Dancing Girl

Made immediately before Naruse’s career-transforming success with REPAST, DANCING GIRL is adapted from a novel by Yasunari Kawabata, and resembles Naruse’s 1954 Kawabata adaptation SOUND OF THE MOUNTAIN in its depiction of quivering drama lying just below the surface of family life. The marriage between writer Yagi (So Yamamura) and ballet instructor Namiko (Mieko Takamine), which began twenty years ago under the cloud of Namiko’s love for Takehara (Hiroshi Nihon’yanagi), has deteriorated into avoidance and barely veiled enmity. The family’s children, dancer Shinako (Mariko Okada, in her screen debut) and Takao (Akihiko Katayama, later the ailing son in MOTHER), have grown to maturity in this increasingly poisonous atmosphere, making temporary alliances with one combatant or another and waiting for the long-deferred big bang.

Unlike most of Naruse’s domestic dramas, DANCING GIRL does not build from a foundation of quotidian detail. The film starts in high gear, with Namiko overtaken by anxiety in the raked seats of a ballet house where she and Takehara have met, and sustains its tone of crisis through the climactic dinner-time explosion at the one-hour mark, in which Yagi reveals a malevolence bred by years of bitterness, and both children break silence to castigate their father. Matching the pervasive high drama of the adaptation by Kaneto Shindo (whose own lengthy directorial career began the year of DANCING GIRL’s release), Naruse adopts a more fluid and pictorial visual style than usual, with theme often implicit in images, in keeping with the melodramatic tradition. The Yagi’s Western-style family house, with a wing that serves as Namiko’s dance studio, set amid concealing foliage, is a stunning central location, and Naruse takes advantage of the dance studio’s many windows to shoot interior actions from outside via angled long shots and crane shots. Indoors, Naruse delves into the visual syntax of melodrama by exploiting the multiple focal planes of mirrored rehearsal rooms and the diagonals of staircases; in exteriors, he shoots a number of scenes on beaches against a turbulent ocean background, and even uses images of breaking waves as scene transitions. The film’s most effective melodramatic coup follows the death of Shinako’s dance teacher Koyama (Heihachiro Okawa, returning to the Naruse stock company after his yeoman service in the 30s), with Shinako reaffirming her commitment to dance as she and her boyfriend Nozu (Isao Kimura) sit high above the rapids of a river.
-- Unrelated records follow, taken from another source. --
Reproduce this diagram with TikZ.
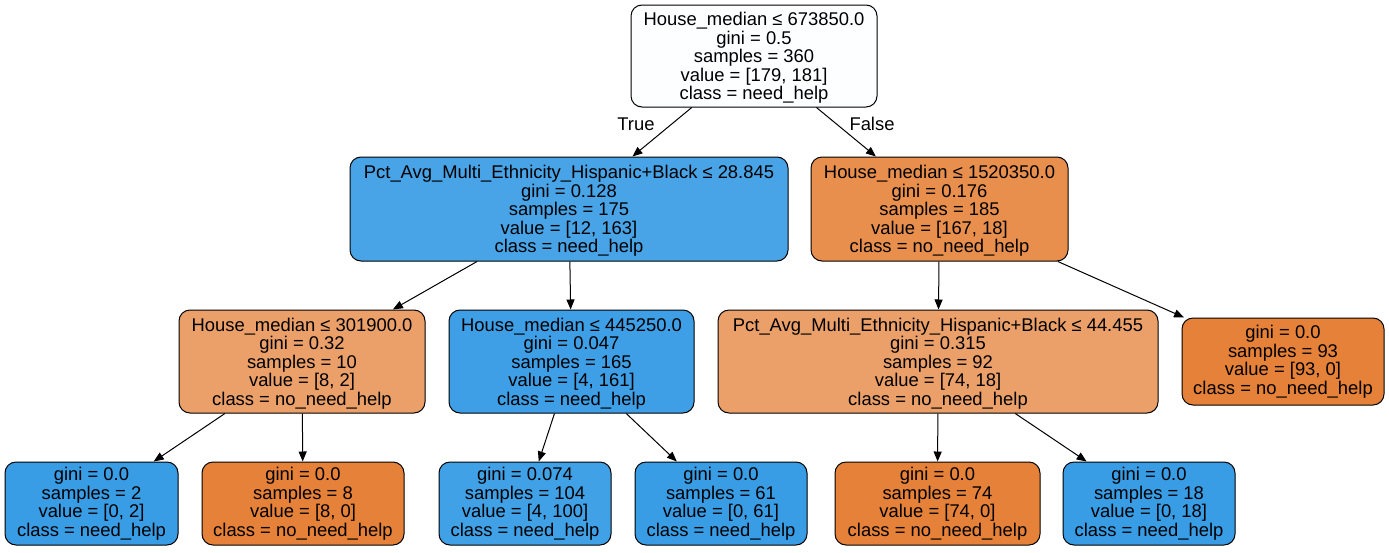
\documentclass[tikz,border=0pt]{standalone}
\usepackage{fontspec}
\setmainfont{Liberation Sans}
\usepackage{xcolor}
\usepackage{tikz}
\usetikzlibrary{arrows.meta, positioning}

\definecolor{rootcol}{RGB}{253,254,255}
\definecolor{bluefull}{RGB}{57,157,229}
\definecolor{orangefull}{RGB}{229,129,57}
\definecolor{bluelvla}{RGB}{72,164,231}
\definecolor{bluelvlb}{RGB}{62,159,230}
\definecolor{bluelvlc}{RGB}{65,161,230}
\definecolor{orangelvla}{RGB}{232,143,78}
\definecolor{orangelvlb}{RGB}{235,160,106}

\begin{document}
\begin{tikzpicture}[
    x=1pt, y=-1pt,
    treenode/.style={draw, line width=1pt, rounded corners=11pt, inner sep=0pt,
                     align=center, font=\fontsize{18.4pt}{18.5pt}\selectfont},
    leaf/.style={treenode, minimum height=83pt},
    split/.style={treenode, minimum height=103pt, text depth=0pt},
    arrowline/.style={-{Triangle[length=10pt, width=8pt]}, line width=1pt},
    lbl/.style={font=\fontsize{18.4pt}{18.5pt}\selectfont, inner sep=0pt}
  ]
    \useasboundingbox (0,0) rectangle (1389,552);
    % level 0
    \node[split, fill=rootcol, minimum width=246pt, minimum height=102pt] (root) at (754,56)
      {House\_median ≤ 673850.0\\gini = 0.5\\samples = 360\\value = [179, 181]\\class = need\_help};
    % level 1
    \node[split, fill=bluelvla, minimum width=438pt, minimum height=104pt] (l) at (569,209)
      {Pct\_Avg\_Multi\_Ethnicity\_Hispanic+Black ≤ 28.845\\gini = 0.128\\samples = 175\\value = [12, 163]\\class = need\_help};
    \node[split, fill=orangelvla, minimum width=257pt, minimum height=104pt] (r) at (939.5,209)
      {House\_median ≤ 1520350.0\\gini = 0.176\\samples = 185\\value = [167, 18]\\class = no\_need\_help};
    % level 2
    \node[split, fill=orangelvlb, minimum width=246pt] (ll) at (302,361.5)
      {House\_median ≤ 301900.0\\gini = 0.32\\samples = 10\\value = [8, 2]\\class = no\_need\_help};
    \node[split, fill=bluelvlb, minimum width=245pt] (lr) at (571.5,361.5)
      {House\_median ≤ 445250.0\\gini = 0.047\\samples = 165\\value = [4, 161]\\class = need\_help};
    \node[split, fill=orangelvlb, minimum width=440pt] (rl) at (938,361.5)
      {Pct\_Avg\_Multi\_Ethnicity\_Hispanic+Black ≤ 44.455\\gini = 0.315\\samples = 92\\value = [74, 18]\\class = no\_need\_help};
    \node[leaf, fill=orangefull, minimum width=202pt, minimum height=87pt] (rr) at (1283,361.5)
      {gini = 0.0\\samples = 93\\value = [93, 0]\\class = no\_need\_help};
    % level 3
    \node[leaf, fill=bluefull, minimum width=173pt] (lll) at (91.5,503.5)
      {gini = 0.0\\samples = 2\\value = [0, 2]\\class = need\_help};
    \node[leaf, fill=orangefull, minimum width=202pt] (llr) at (303,503.5)
      {gini = 0.0\\samples = 8\\value = [8, 0]\\class = no\_need\_help};
    \node[leaf, fill=bluelvlc, minimum width=172pt] (lrl) at (525,503.5)
      {gini = 0.074\\samples = 104\\value = [4, 100]\\class = need\_help};
    \node[leaf, fill=bluefull, minimum width=172pt] (lrr) at (721,503.5)
      {gini = 0.0\\samples = 61\\value = [0, 61]\\class = need\_help};
    \node[leaf, fill=orangefull, minimum width=205pt] (rll) at (937.5,503.5)
      {gini = 0.0\\samples = 74\\value = [74, 0]\\class = no\_need\_help};
    \node[leaf, fill=bluefull, minimum width=172pt] (rlr) at (1149,503.5)
      {gini = 0.0\\samples = 18\\value = [0, 18]\\class = need\_help};

    \node[lbl] (lbltrue) at (636,124) {True};
    \node[lbl] (lblfalse) at (872,124) {False};

    \draw[arrowline] (root) -- (l);
    \draw[arrowline] (root) -- (r);
    \draw[arrowline] (l) -- (ll);
    \draw[arrowline] (l) -- (lr);
    \draw[arrowline] (r) -- (rl);
    \draw[arrowline] (r) -- (rr);
    \draw[arrowline] (ll) -- (lll);
    \draw[arrowline] (ll) -- (llr);
    \draw[arrowline] (lr) -- (lrl);
    \draw[arrowline] (lr) -- (lrr);
    \draw[arrowline] (rl) -- (rll);
    \draw[arrowline] (rl) -- (rlr);
  \end{tikzpicture}
\end{document}
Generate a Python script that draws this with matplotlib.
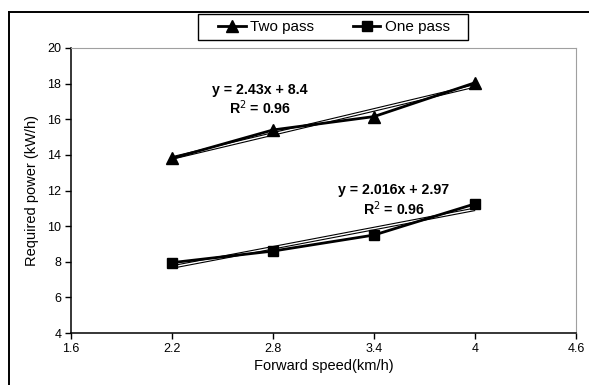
import matplotlib
import numpy as np

matplotlib.use("Agg")
import matplotlib.pyplot as plt  # noqa: E402
from matplotlib.lines import Line2D  # noqa: E402
from matplotlib.patches import Rectangle  # noqa: E402

plt.rcParams["font.family"] = ["Liberation Sans", "DejaVu Sans"]

# Dados
speed = [2.2, 2.8, 3.4, 4.0]
two_pass = [13.8, 15.4, 16.15, 18.05]
one_pass = [7.95, 8.6, 9.5, 11.25]
x_ticks = [1.6, 2.2, 2.8, 3.4, 4.0, 4.6]
x_tick_labels = ["1.6", "2.2", "2.8", "3.4", "4", "4.6"]
y_ticks = [4, 6, 8, 10, 12, 14, 16, 18, 20]
eq_two = ["y = 2.43x + 8.4", "R$^2$ = 0.96"]
eq_one = ["y = 2.016x + 2.97", "R$^2$ = 0.96"]

W, H = 589, 385
fig = plt.figure(figsize=(W / 100, H / 100), dpi=100, facecolor="white")
ax = fig.add_axes([71 / W, 1 - 333 / H, (576 - 71) / W, (333 - 48) / H])

xs = np.array(speed)
for serie, marker, ms in ((two_pass, "^", 8), (one_pass, "s", 7)):
    # linha de tendência (Excel): contorno preto com miolo branco
    a, b = np.polyfit(xs, serie, 1)
    tx = np.array([xs[0], xs[-1]])
    ax.plot(tx, a * tx + b, color="black", lw=2.6, zorder=2,
            solid_capstyle="butt")
    ax.plot(tx, a * tx + b, color="white", lw=1.0, zorder=3,
            solid_capstyle="butt")
    ax.plot(xs, serie, color="black", lw=2.0, marker=marker, ms=ms,
            zorder=4)

eq_kw = dict(ha="center", va="center", fontsize=10.2, fontweight="bold")
ax.text(2.723, 17.64, eq_two[0], **eq_kw)
ax.text(2.723, 16.63, eq_two[1], **eq_kw)
ax.text(3.519, 12.02, eq_one[0], **eq_kw)
ax.text(3.519, 10.96, eq_one[1], **eq_kw)

ax.set_xlim(1.6, 4.6)
ax.set_ylim(4, 20)
ax.set_xticks(x_ticks)
ax.set_xticklabels(x_tick_labels)
ax.set_yticks(y_ticks)
ax.tick_params(direction="out", length=4, width=1, labelsize=9, pad=3,
               colors="black")
ax.spines["top"].set_color("#a0a0a0")
ax.spines["right"].set_color("#a0a0a0")
ax.spines["left"].set_linewidth(1.1)
ax.spines["bottom"].set_linewidth(1.1)

ax.set_xlabel("Forward speed(km/h)", fontsize=10.5, labelpad=3)
ax.set_ylabel("Required power (kW/h)", fontsize=10.5, labelpad=6)

# Legenda: moldura desenhada à parte, entradas espalhadas dentro dela
handles = [
    Line2D([0], [0], color="black", lw=2.0, marker="^", ms=8,
           label="Two pass"),
    Line2D([0], [0], color="black", lw=2.0, marker="s", ms=7,
           label="One pass"),
]
fig.add_artist(Rectangle((198 / W, 1 - 39.5 / H), 270 / W, 25.5 / H,
                         transform=fig.transFigure, facecolor="white",
                         edgecolor="black", lw=1.0))
fig.legend(handles=handles, loc="center",
           bbox_to_anchor=(218 / W, 1 - 40 / H, 232 / W, 26 / H),
           mode="expand", ncol=2, fontsize=11, frameon=False,
           handlelength=1.8, handletextpad=0.3, borderpad=0,
           borderaxespad=0)

# moldura externa (só esquerda e topo aparecem no recorte)
fig.add_artist(Line2D([9 / W, 9 / W], [0, 1 - 12 / H], color="black",
                      lw=1.4, transform=fig.transFigure))
fig.add_artist(Line2D([9 / W, 1], [1 - 12 / H, 1 - 12 / H], color="black",
                      lw=1.4, transform=fig.transFigure))

fig.savefig("out.png", dpi=100, facecolor="white")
Still, one questions the concept behind Shindo’s adaptation, which appears to be a condensation of a complex novel. In addition to omitting the mundane texture that is key to Naruse’s usual approach to drama, the script leans heavily on abstractions: when the characters come down from dramatic peaks, they tend to fill idle time by observing how life was better during the war, or discussing societal notions of freedom, or proclaiming that Japan has lost its spiritual beauty. This abstracting impulse characterizes the plot development as well: a surprising number of scenes, and even entire important subplots, are conveyed via major characters talking about what happened to minor characters offscreen, with no further dramatic integration. The subplot of Namiko’s student Tomoko (Reiko Otani), who chooses to become a stripper to help raise the child of a friend, is entirely presented through conversation, much of it after Tomoko has departed the film; the same is largely true of the story of teacher Koyama’s decline after a war injury, though Koyama does finally makes a vivid deathbed appearance. Naruse’s unsurpassed skill in anchoring his characterizations in the details of everyday life and in the web of dramatic development seems for once oddly stifled. Even the nuts and bolts of the film’s construction make me suspect other fingers in the pie. A number of scenes end on second-hand reports of events, creating a oddly static rhythm; others, like the interlude of Tomoko’s overnight stay with the Yagi family, abut upon each other with no particular dramatic or physical progression. Strangest of all, Naruse’s generally impeccable cuts on action are in a number of cases replaced with awkward edits from a static shot to a shot of the same character in motion.

The film’s ending, in which Namiko returns to the repentant Yagi, is beautifully filmed, with Naruse using the visual openness of Namiko’s studio to dissolve the distinction between interior and exterior shots. But, unlike other Naruse films about destructive marriages, DANCING GIRL never truly acknowledges the sorrow of remaining with an incompatible partner: from the moment Noriko leaves Yagi’s house, the forces of fiction align to redress the imbalance and restore the couple. Despite his successful assimilation of visual melodramatic forms, Naruse was unable, or was not permitted, to make this project fully his own.